There's no way around it. Unless a screenwriter is writing about one-minute section of life where other sexes do not enter, or a world filled with one sex that practices asexual reproduction, men are going to write about women, and women are going to write about men. But can they do so successfully?

This question has been argued for years, flowing through discussions about literature and female-centric moving media. Regardless of theme, men rule the typewriter, and I would venture to say that it's most pronounced in Hollywood. It is palpable every time the screenwriter credit pops on the screen, when Oscar nominees are announced, and even on the picket line, as USA Today pointed out back in 2008. (A post which also notes that women make up less than a quarter of the screenwriters in Hollywood.)

That doesn't mean there aren't female leads hitting the big screen. From Sex and the City to A Mighty Heart to The Proposal, there are women at the forefront -- some of whom are hated, and some who are adored -- all written by men. So the questions become: What makes some men good writers of women? Must they have a "feminine side"? Is there really all that much of a difference? Or is it impossible to truly capture the female experience unless you're living it? I first began to wonder about this when reading Blake Nelson's Girl in the '90s. (Forget the film, which took every irresistible and relatable element and massacred it into a ditzy stalker love fest.) Here's a man who wrote the only girl I ever related to in my teens -- not an untouchable heroine one could never emulate, but one I could sympathize with -- warts and all. Is it possible Nelson just understood the world of girls, or was there something else to it?

Jumping to cinema, there's Daniel Waters' Veronica Sawyer -- not exactly a role model with all of her murder-to-look-like-suicide shenanigans, but a female lead who showed depth even while she was steeped in high school politics -- a character to appreciate rather than emulate.

Even Kevin Smith, a writer and director known for his testosterone-led moviemaking, penned Chasing Amy, whose female protagonist -- it can be argued -- is the easiest to understand and empathize with in the film. Yes, she might strangely give up lesbianism for the likes of Holden, but she's a character whose actions don't stray into the land of ridiculousness with porn magazine obsessions and threesomes as therapy.

But one of the most notable female-centric films written by a man is John Sayles' 1983 film Lianna -- the story of a woman who falls in love with her female professor. This discovery not only reveals her attraction to women, but examines the many flaws of her troubled marriage, how much of her self is steeped in the societal roles she follows, who she actually is, and what she wants out of life. Romance is used as a tool for self-discovery, and even more importantly, a way to discuss reactions to same-sex love. Furthermore, when Sayles' Jerry accepts Lianna's newfound lesbianism without surprise, disgust, or unease, Sayles opened a whole new world for relating to unfamiliar concepts. And from beginning to end it all seemed natural.

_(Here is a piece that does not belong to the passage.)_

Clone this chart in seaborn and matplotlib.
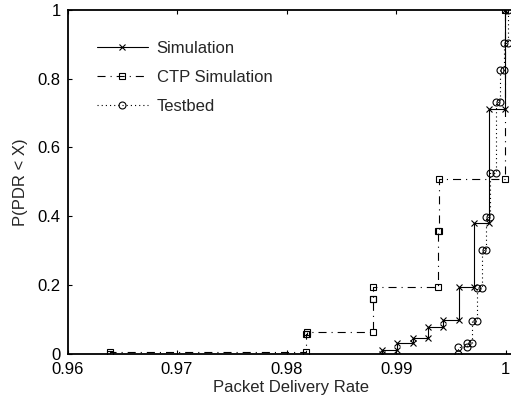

Was Maggie Renzie sitting there, carefully editing the words until they were relatable? I think not.

The best rationale I can offer is that men who can successfully write women are those who don't try to write as women. What I mean is -- they write naturally and rationally rather than with specific and often stereotypical tropes in mind. There might be classically "feminine" elements to the story, but the path and thought behind them is, simply, human.

And, of course, I'm not saying that we should let things lie status quo. Some men can write truly beautiful female characters, but the world still needs more screen words written by a women's pen.

But back to the question at hand: Is writing without sex/gender in mind the key to it all? In your opinion, which male screenwriters write women wonderfully, which crumble to gut-wrenching and terrible stereotypes, and what makes them fail or thrive?